_Task to carry out_
Write out the data below in full, unchanged, minus the images.

□ □ □

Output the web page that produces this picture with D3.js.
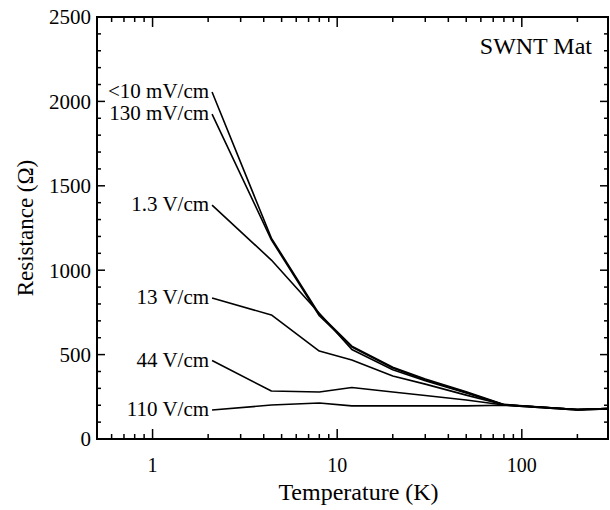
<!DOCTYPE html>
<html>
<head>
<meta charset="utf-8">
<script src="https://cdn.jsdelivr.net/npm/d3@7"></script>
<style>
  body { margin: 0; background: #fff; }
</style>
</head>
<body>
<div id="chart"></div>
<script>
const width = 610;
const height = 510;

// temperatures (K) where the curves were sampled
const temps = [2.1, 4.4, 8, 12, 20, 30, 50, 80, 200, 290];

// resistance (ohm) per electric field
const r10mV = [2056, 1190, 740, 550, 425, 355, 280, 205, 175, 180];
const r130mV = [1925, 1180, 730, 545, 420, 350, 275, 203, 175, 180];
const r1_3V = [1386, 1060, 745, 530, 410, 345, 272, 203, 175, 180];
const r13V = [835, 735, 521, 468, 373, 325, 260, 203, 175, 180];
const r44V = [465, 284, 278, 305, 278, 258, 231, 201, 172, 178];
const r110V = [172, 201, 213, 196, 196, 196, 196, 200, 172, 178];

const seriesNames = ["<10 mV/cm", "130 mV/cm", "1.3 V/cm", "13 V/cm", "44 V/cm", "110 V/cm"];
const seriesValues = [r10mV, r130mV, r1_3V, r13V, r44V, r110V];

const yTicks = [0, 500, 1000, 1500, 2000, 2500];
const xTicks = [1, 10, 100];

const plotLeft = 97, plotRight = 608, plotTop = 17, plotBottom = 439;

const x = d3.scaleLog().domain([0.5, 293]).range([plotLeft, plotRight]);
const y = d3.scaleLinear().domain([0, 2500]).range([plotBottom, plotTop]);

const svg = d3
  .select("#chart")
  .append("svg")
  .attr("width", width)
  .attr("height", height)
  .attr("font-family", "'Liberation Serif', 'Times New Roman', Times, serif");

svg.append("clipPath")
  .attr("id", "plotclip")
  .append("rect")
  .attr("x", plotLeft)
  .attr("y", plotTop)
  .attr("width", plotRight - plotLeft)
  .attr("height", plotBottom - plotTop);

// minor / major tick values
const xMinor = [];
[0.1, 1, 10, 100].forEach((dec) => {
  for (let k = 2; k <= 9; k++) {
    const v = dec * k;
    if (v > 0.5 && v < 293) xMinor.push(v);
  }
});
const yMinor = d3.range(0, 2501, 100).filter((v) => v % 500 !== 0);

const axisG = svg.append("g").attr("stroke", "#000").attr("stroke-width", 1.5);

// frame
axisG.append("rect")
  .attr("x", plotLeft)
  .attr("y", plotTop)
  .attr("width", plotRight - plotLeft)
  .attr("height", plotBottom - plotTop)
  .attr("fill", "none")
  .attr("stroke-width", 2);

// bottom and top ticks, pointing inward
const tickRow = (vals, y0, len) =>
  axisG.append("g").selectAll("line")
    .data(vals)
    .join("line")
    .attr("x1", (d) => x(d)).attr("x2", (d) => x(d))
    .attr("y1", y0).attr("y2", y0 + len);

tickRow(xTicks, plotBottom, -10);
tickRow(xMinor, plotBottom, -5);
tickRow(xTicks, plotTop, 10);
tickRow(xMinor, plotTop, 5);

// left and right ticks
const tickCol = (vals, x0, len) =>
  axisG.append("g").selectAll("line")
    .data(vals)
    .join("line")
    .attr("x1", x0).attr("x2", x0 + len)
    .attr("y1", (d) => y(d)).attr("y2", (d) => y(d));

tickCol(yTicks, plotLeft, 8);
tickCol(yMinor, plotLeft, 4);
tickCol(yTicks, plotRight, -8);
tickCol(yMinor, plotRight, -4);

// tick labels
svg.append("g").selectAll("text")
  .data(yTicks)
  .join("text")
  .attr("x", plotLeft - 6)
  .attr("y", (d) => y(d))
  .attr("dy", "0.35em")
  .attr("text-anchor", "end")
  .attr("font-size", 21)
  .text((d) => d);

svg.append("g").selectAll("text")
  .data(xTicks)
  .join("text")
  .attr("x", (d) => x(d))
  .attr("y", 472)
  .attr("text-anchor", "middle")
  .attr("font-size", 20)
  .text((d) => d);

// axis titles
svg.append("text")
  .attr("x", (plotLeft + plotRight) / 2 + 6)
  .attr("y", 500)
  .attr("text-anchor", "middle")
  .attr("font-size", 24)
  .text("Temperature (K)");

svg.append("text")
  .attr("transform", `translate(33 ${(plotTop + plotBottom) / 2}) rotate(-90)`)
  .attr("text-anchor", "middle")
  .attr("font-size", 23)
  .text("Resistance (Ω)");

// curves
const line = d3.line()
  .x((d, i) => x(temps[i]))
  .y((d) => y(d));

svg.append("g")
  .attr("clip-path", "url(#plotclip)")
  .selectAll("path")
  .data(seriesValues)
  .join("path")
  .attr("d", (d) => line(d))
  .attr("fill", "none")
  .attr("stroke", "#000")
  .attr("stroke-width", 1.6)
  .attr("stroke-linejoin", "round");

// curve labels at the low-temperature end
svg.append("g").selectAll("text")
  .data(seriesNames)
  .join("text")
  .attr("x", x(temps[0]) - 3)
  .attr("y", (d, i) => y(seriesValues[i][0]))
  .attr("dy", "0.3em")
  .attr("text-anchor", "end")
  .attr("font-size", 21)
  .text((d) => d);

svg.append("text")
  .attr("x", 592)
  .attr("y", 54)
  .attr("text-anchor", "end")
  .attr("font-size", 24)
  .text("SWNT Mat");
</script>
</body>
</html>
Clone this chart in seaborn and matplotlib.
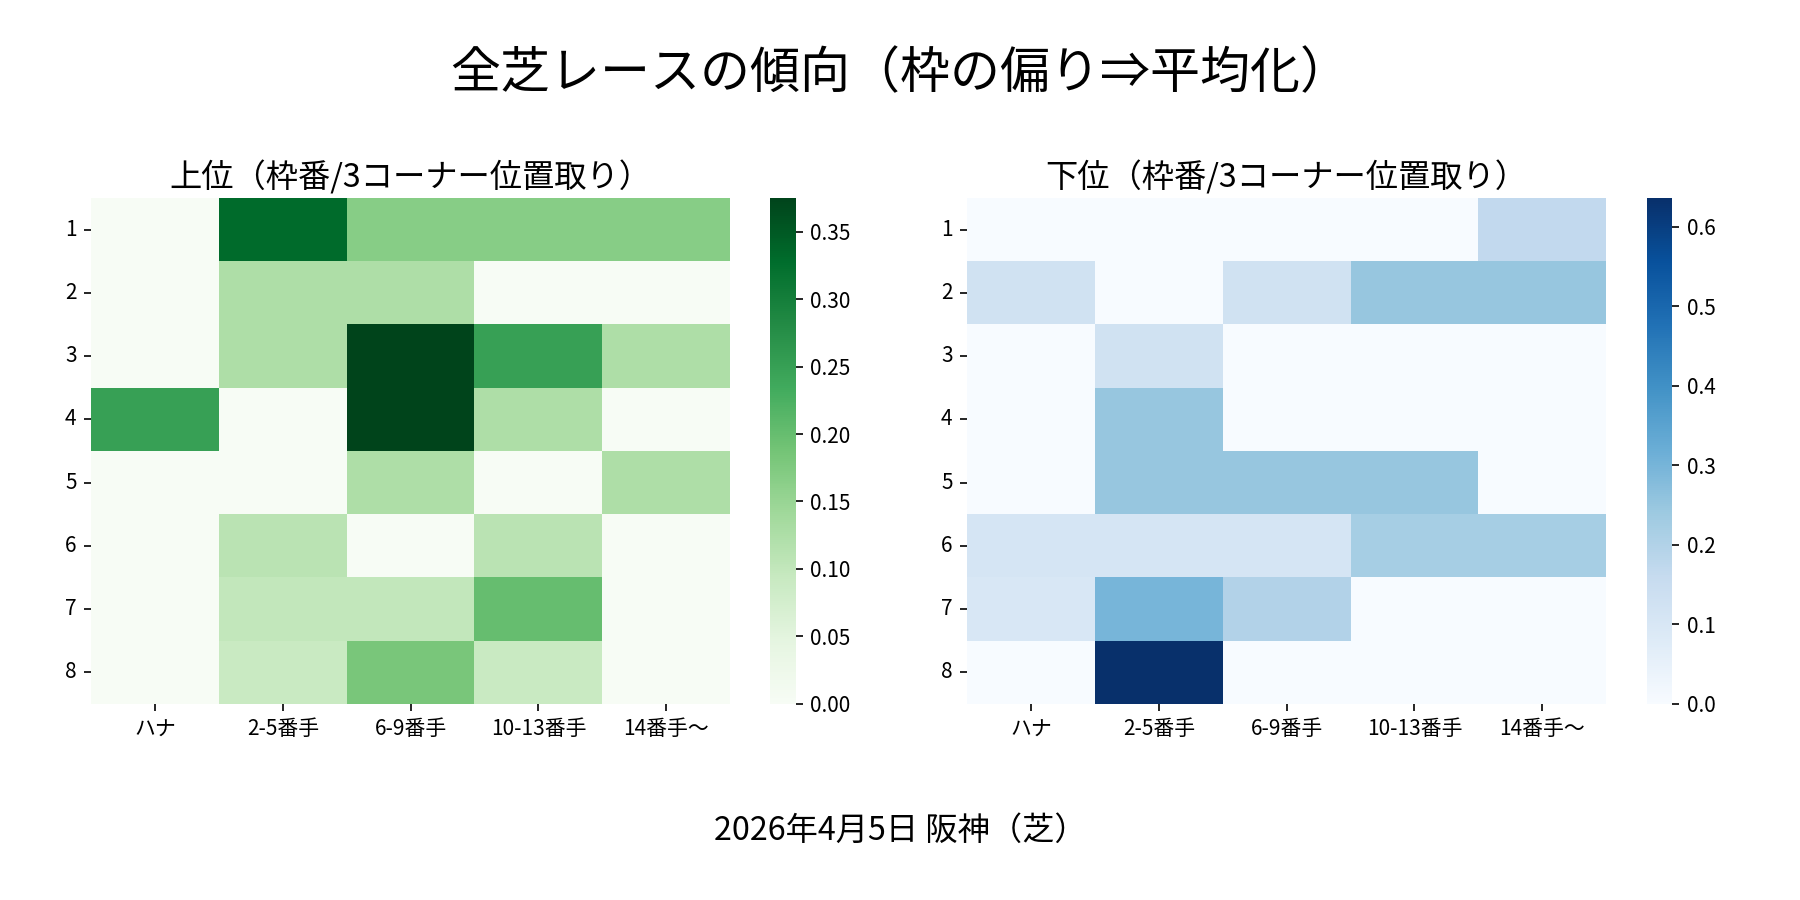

□ □ □

_Response to the exercise_
Output the web page that produces this picture with D3.js.
<!DOCTYPE html>
<html>
<head>
<meta charset="utf-8">
<script src="https://cdn.jsdelivr.net/npm/d3@7"></script>
<style>
  body { margin: 0; background: #fff; }
</style>
</head>
<body>
<div id="chart"></div>
<script>
const width = 610;
const height = 510;

// temperatures (K) where the curves were sampled
const temps = [2.1, 4.4, 8, 12, 20, 30, 50, 80, 200, 290];

// resistance (ohm) per electric field
const r10mV = [2056, 1190, 740, 550, 425, 355, 280, 205, 175, 180];
const r130mV = [1925, 1180, 730, 545, 420, 350, 275, 203, 175, 180];
const r1_3V = [1386, 1060, 745, 530, 410, 345, 272, 203, 175, 180];
const r13V = [835, 735, 521, 468, 373, 325, 260, 203, 175, 180];
const r44V = [465, 284, 278, 305, 278, 258, 231, 201, 172, 178];
const r110V = [172, 201, 213, 196, 196, 196, 196, 200, 172, 178];

const seriesNames = ["<10 mV/cm", "130 mV/cm", "1.3 V/cm", "13 V/cm", "44 V/cm", "110 V/cm"];
const seriesValues = [r10mV, r130mV, r1_3V, r13V, r44V, r110V];

const yTicks = [0, 500, 1000, 1500, 2000, 2500];
const xTicks = [1, 10, 100];

const plotLeft = 97, plotRight = 608, plotTop = 17, plotBottom = 439;

const x = d3.scaleLog().domain([0.5, 293]).range([plotLeft, plotRight]);
const y = d3.scaleLinear().domain([0, 2500]).range([plotBottom, plotTop]);

const svg = d3
  .select("#chart")
  .append("svg")
  .attr("width", width)
  .attr("height", height)
  .attr("font-family", "'Liberation Serif', 'Times New Roman', Times, serif");

svg.append("clipPath")
  .attr("id", "plotclip")
  .append("rect")
  .attr("x", plotLeft)
  .attr("y", plotTop)
  .attr("width", plotRight - plotLeft)
  .attr("height", plotBottom - plotTop);

// minor / major tick values
const xMinor = [];
[0.1, 1, 10, 100].forEach((dec) => {
  for (let k = 2; k <= 9; k++) {
    const v = dec * k;
    if (v > 0.5 && v < 293) xMinor.push(v);
  }
});
const yMinor = d3.range(0, 2501, 100).filter((v) => v % 500 !== 0);

const axisG = svg.append("g").attr("stroke", "#000").attr("stroke-width", 1.5);

// frame
axisG.append("rect")
  .attr("x", plotLeft)
  .attr("y", plotTop)
  .attr("width", plotRight - plotLeft)
  .attr("height", plotBottom - plotTop)
  .attr("fill", "none")
  .attr("stroke-width", 2);

// bottom and top ticks, pointing inward
const tickRow = (vals, y0, len) =>
  axisG.append("g").selectAll("line")
    .data(vals)
    .join("line")
    .attr("x1", (d) => x(d)).attr("x2", (d) => x(d))
    .attr("y1", y0).attr("y2", y0 + len);

tickRow(xTicks, plotBottom, -10);
tickRow(xMinor, plotBottom, -5);
tickRow(xTicks, plotTop, 10);
tickRow(xMinor, plotTop, 5);

// left and right ticks
const tickCol = (vals, x0, len) =>
  axisG.append("g").selectAll("line")
    .data(vals)
    .join("line")
    .attr("x1", x0).attr("x2", x0 + len)
    .attr("y1", (d) => y(d)).attr("y2", (d) => y(d));

tickCol(yTicks, plotLeft, 8);
tickCol(yMinor, plotLeft, 4);
tickCol(yTicks, plotRight, -8);
tickCol(yMinor, plotRight, -4);

// tick labels
svg.append("g").selectAll("text")
  .data(yTicks)
  .join("text")
  .attr("x", plotLeft - 6)
  .attr("y", (d) => y(d))
  .attr("dy", "0.35em")
  .attr("text-anchor", "end")
  .attr("font-size", 21)
  .text((d) => d);

svg.append("g").selectAll("text")
  .data(xTicks)
  .join("text")
  .attr("x", (d) => x(d))
  .attr("y", 472)
  .attr("text-anchor", "middle")
  .attr("font-size", 20)
  .text((d) => d);

// axis titles
svg.append("text")
  .attr("x", (plotLeft + plotRight) / 2 + 6)
  .attr("y", 500)
  .attr("text-anchor", "middle")
  .attr("font-size", 24)
  .text("Temperature (K)");

svg.append("text")
  .attr("transform", `translate(33 ${(plotTop + plotBottom) / 2}) rotate(-90)`)
  .attr("text-anchor", "middle")
  .attr("font-size", 23)
  .text("Resistance (Ω)");

// curves
const line = d3.line()
  .x((d, i) => x(temps[i]))
  .y((d) => y(d));

svg.append("g")
  .attr("clip-path", "url(#plotclip)")
  .selectAll("path")
  .data(seriesValues)
  .join("path")
  .attr("d", (d) => line(d))
  .attr("fill", "none")
  .attr("stroke", "#000")
  .attr("stroke-width", 1.6)
  .attr("stroke-linejoin", "round");

// curve labels at the low-temperature end
svg.append("g").selectAll("text")
  .data(seriesNames)
  .join("text")
  .attr("x", x(temps[0]) - 3)
  .attr("y", (d, i) => y(seriesValues[i][0]))
  .attr("dy", "0.3em")
  .attr("text-anchor", "end")
  .attr("font-size", 21)
  .text((d) => d);

svg.append("text")
  .attr("x", 592)
  .attr("y", 54)
  .attr("text-anchor", "end")
  .attr("font-size", 24)
  .text("SWNT Mat");
</script>
</body>
</html>
Clone this chart in seaborn and matplotlib.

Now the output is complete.